The lake surface shifted under Fundy’s knees like the mat of a trampoline. In the distance, the city glimmered in a lovely display of severe, ecologically damaging light pollution. “Huh,” he said, and attempted to peer beneath the newly solid surface. “Do you think it sank? Also, whose power is that?”

“Nereid,” Hbomb said after a long moment, oddly hesitant. Fundy narrowed his eyes, sensing secret knowledge . Hbomb gave him a guileless look. “I think. What do you say you summon a boat and we get out of here?”

“I don’t know that I can,” Fundy said, blinking against the pressure in his skull. He wanted to lie down and sleep for days. Weeks, possibly. “That jet took a lot out of me.”

“Dang,” Hbomb said, and squinted up at the air base. An alarming plume of smoke was pumping out of one of its engines. “We should probably move, though. Are you able to walk?”

“Fuck you, what am I, a toddler?” Fundy snapped, struggling upright, and overbalanced. The water’s surface nearly bounced them both off their feet. He imagined hitting Hbomb over the head with a frozen ham, and a wrapped piece of meat fell between them and knocked them both down again with the ripples. “Oh, come on, why does that work but a boat doesn’t?
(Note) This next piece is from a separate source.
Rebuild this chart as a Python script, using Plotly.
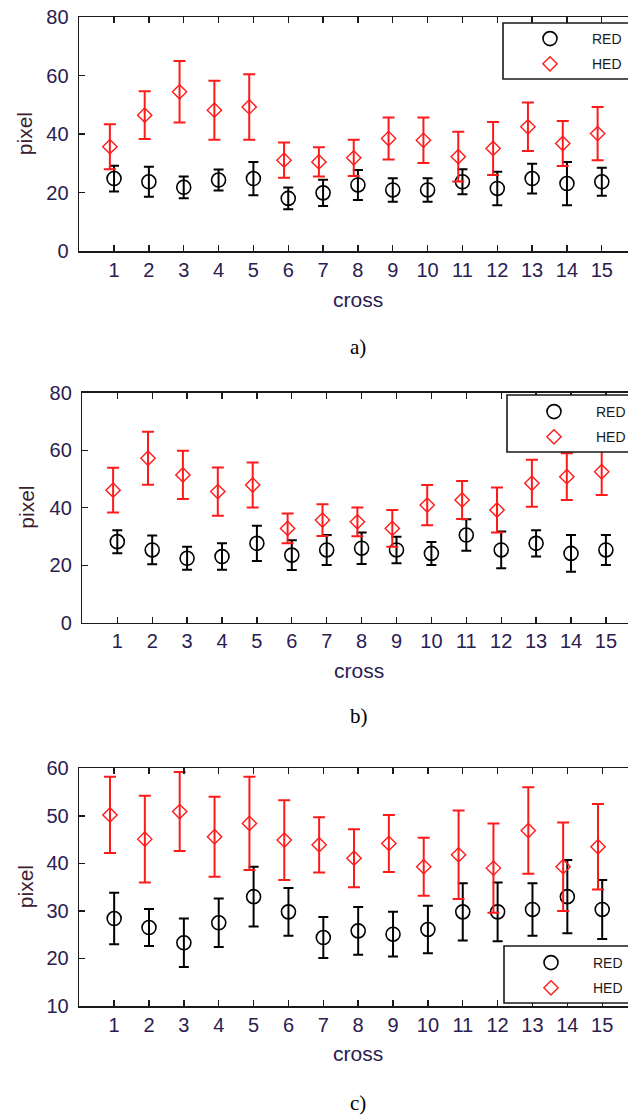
import plotly.graph_objects as go

# ---------------- data ----------------
cross = list(range(1, 16))

a_red_mean = [24.8, 23.7, 21.8, 24.3, 24.8, 18.0, 19.9, 22.6, 20.9, 20.9, 23.7, 21.4, 24.8, 23.1, 23.7]
a_red_err = [4.4, 5.1, 3.7, 3.6, 5.7, 3.7, 4.5, 5.1, 4.0, 4.0, 4.3, 5.7, 5.1, 7.4, 4.8]
a_hed_mean = [35.7, 46.5, 54.5, 48.2, 49.3, 31.1, 30.5, 31.9, 38.5, 37.9, 32.3, 35.1, 42.5, 36.8, 40.2]
a_hed_err = [7.7, 8.2, 10.5, 10.1, 11.2, 6.0, 5.0, 6.2, 7.2, 7.8, 8.5, 9.1, 8.3, 7.7, 9.1]

b_red_mean = [28.2, 25.3, 22.4, 23.0, 27.6, 23.5, 25.3, 25.9, 25.3, 24.1, 30.5, 25.3, 27.6, 24.1, 25.3]
b_red_err = [4.0, 5.0, 4.0, 4.6, 6.1, 5.2, 5.2, 5.5, 4.6, 4.0, 5.5, 6.4, 4.6, 6.4, 5.2]
b_hed_mean = [46.1, 57.2, 51.4, 45.6, 47.9, 32.8, 35.7, 35.1, 32.8, 40.9, 42.7, 39.2, 48.5, 50.8, 52.5]
b_hed_err = [7.8, 9.2, 8.4, 8.4, 7.8, 5.2, 5.5, 5.0, 6.4, 7.0, 6.6, 7.8, 8.2, 8.1, 8.1]

c_red_mean = [28.4, 26.5, 23.3, 27.5, 33.0, 29.8, 24.4, 25.8, 25.1, 26.1, 29.8, 29.8, 30.3, 33.0, 30.3]
c_red_err = [5.4, 3.9, 5.1, 5.1, 6.3, 5.0, 4.3, 5.0, 4.7, 5.0, 6.0, 6.2, 5.5, 7.7, 6.2]
c_hed_mean = [50.2, 45.1, 50.9, 45.6, 48.4, 44.9, 43.9, 41.1, 44.2, 39.3, 41.8, 39.0, 46.9, 39.3, 43.5]
c_hed_err = [8.0, 9.1, 8.3, 8.4, 9.8, 8.4, 5.8, 6.1, 6.0, 6.1, 9.3, 9.4, 9.1, 9.3, 9.0]

a_yticks = [0, 20, 40, 60, 80]
b_yticks = [0, 20, 40, 60, 80]
c_yticks = [10, 20, 30, 40, 50, 60]

captions = ["a)", "b)", "c)"]
series_names = ["RED", "HED"]

# ---------------- layout ----------------
W, H = 628, 1117
TXT = "#2a2050"
hed_shift = -0.12

panels = [
    dict(red=(a_red_mean, a_red_err), hed=(a_hed_mean, a_hed_err), yticks=a_yticks,
         left=79.2, top=17.3, bottom=251.0, step=34.84,
         box=(503, 23, 79), leg_top=23,
         cap_y=347, title_y=300, pix_x=24),
    dict(red=(b_red_mean, b_red_err), hed=(b_hed_mean, b_hed_err), yticks=b_yticks,
         left=82.4, top=392.7, bottom=622.7, step=34.9,
         box=(507, 395, 452), leg_top=396,
         cap_y=716, title_y=670, pix_x=27),
    dict(red=(c_red_mean, c_red_err), hed=(c_hed_mean, c_hed_err), yticks=c_yticks,
         left=79.3, top=768.3, bottom=1006.0, step=34.86,
         box=(504, 946, 1003), leg_top=947,
         cap_y=1103, title_y=1053, pix_x=25),
]

fig = go.Figure()
annotations = []
shapes = []
layout = dict(
    width=W, height=H,
    margin=dict(l=0, r=0, t=0, b=0, autoexpand=False),
    paper_bgcolor="white", plot_bgcolor="white",
    font=dict(family="Liberation Sans, Arial", color=TXT, size=20),
)

for i, p in enumerate(panels):
    n = "" if i == 0 else str(i + 1)
    xa, ya = "x" + n, "y" + n
    leg = "legend" + n
    hed_x = [c + hed_shift for c in cross]

    fig.add_trace(go.Scatter(
        x=cross, y=p["red"][0], xaxis=xa, yaxis=ya, mode="markers", name=series_names[0],
        legend=leg, legendgroup="red" + n,
        marker=dict(symbol="circle-open", size=14, color="black", line=dict(width=1.6, color="black")),
        error_y=dict(type="data", array=p["red"][1], color="black", thickness=2, width=5),
    ))
    fig.add_trace(go.Scatter(
        x=hed_x, y=p["hed"][0], xaxis=xa, yaxis=ya, mode="markers", name=series_names[1],
        legend=leg, legendgroup="hed" + n,
        marker=dict(symbol="diamond-open", size=11, color="#ff1a1a", line=dict(width=1.4, color="#ff1a1a")),
        error_y=dict(type="data", array=p["hed"][1], color="#ff1a1a", thickness=2, width=6),
    ))

    xmax = (W - p["left"]) / p["step"]
    layout["xaxis" + n] = dict(
        domain=[p["left"] / W, 1], range=[0, xmax], anchor=ya,
        tickvals=cross, ticktext=[str(c) for c in cross],
        showline=True, linecolor="#1a1a1a", linewidth=1.6, mirror="ticks",
        ticks="inside", ticklen=6, tickwidth=1.4, tickcolor="#1a1a1a",
        showgrid=False, zeroline=False, ticklabelstandoff=0,
        tickfont=dict(size=20, color=TXT),
    )
    y0, y1 = p["yticks"][0], p["yticks"][-1]
    layout["yaxis" + n] = dict(
        domain=[1 - p["bottom"] / H, 1 - p["top"] / H], range=[y0, y1], anchor=xa,
        tickvals=p["yticks"],
        showline=True, linecolor="#1a1a1a", linewidth=1.6, mirror=False,
        ticks="inside", ticklen=6, tickwidth=1.4, tickcolor="#1a1a1a",
        showgrid=False, zeroline=False, ticklabelstandoff=5,
        tickfont=dict(size=20, color=TXT),
    )
    # legend box: runs past the right edge of the picture, as in the reference
    bx, by0, by1 = p["box"]
    shapes.append(dict(
        type="rect", xref="paper", yref="paper", layer="above",
        x0=bx / W, x1=1.05, y0=1 - by1 / H, y1=1 - by0 / H,
        fillcolor="white", line=dict(color="#1a1a1a", width=1.6),
    ))
    layout[leg] = dict(
        x=(bx + 5) / W, y=1 - p["leg_top"] / H, xanchor="left", yanchor="top",
        bgcolor="rgba(0,0,0,0)", borderwidth=0,
        font=dict(size=14, color="#1a1a1a"), itemwidth=74, tracegroupgap=4,
    )

    center_x = (p["left"] + W + 8) / 2
    annotations.append(dict(
        text="cross", x=center_x / W, y=1 - p["title_y"] / H, xref="paper", yref="paper",
        showarrow=False, font=dict(size=21, color=TXT), xanchor="center", yanchor="middle",
    ))
    annotations.append(dict(
        text="pixel", x=p["pix_x"] / W, y=1 - (p["top"] + p["bottom"]) / 2 / H,
        xref="paper", yref="paper", showarrow=False, textangle=-90,
        font=dict(size=21, color="#3a2030"), xanchor="center", yanchor="middle",
    ))
    annotations.append(dict(
        text=captions[i], x=center_x / W, y=1 - p["cap_y"] / H, xref="paper", yref="paper",
        showarrow=False, font=dict(size=21, color="black", family="Liberation Serif, Times New Roman"),
        xanchor="center", yanchor="middle",
    ))

layout["annotations"] = annotations
layout["shapes"] = shapes
fig.update_layout(**layout)
fig.write_html(
    "out.html",
    config={"displayModeBar": False, "staticPlot": True},
    post_script="document.body.style.margin='0';document.body.style.overflow='hidden';",
)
Do you think it’s mass?”

“Complexity?” Hbomb suggested. “But then, organic matter is complex…” He flexed his hand, and a tube of water delivered the ham to him. “It looks edible.”

“Good, we’ll have snacks for the journey,” Fundy grumbled. “Are you okay, H? No serious symptoms that will lead to death?”

“Not unless sudden new powers count,” Hbomb said, wobbling to his feet again, “and I’m feeling good about these. I could get used to this.”

Fundy thought back to the weapons he’d called up, the sheer possibilities inherent in being able to summon any small object if you were creative enough. He took Hbomb’s offered hand and levered himself upright, stared across the lake at the city lights and distant docks. Everyone powered in the entire city could be having these problems. They would be confused, disconcerted, stupefied. Vulnerable to, say, being robbed by a guy with endless lockpicks and his friend who owed him a favor now. 

Not to mention the people he could show this off to. The future sparkled with possibilities.

 “You know what, H,” Fundy said, “I think this might be the best day of my life.”

“I’d put it in my lowest five, personally,” Hbomb mused, forming a ball of water into the shape of a hand and then a rubber duck. “ Maybe an honorable mention for cool water powers.”

“Shut up and carry the ham,” Fundy told him beatifically, and set off on the long, long walk to shore.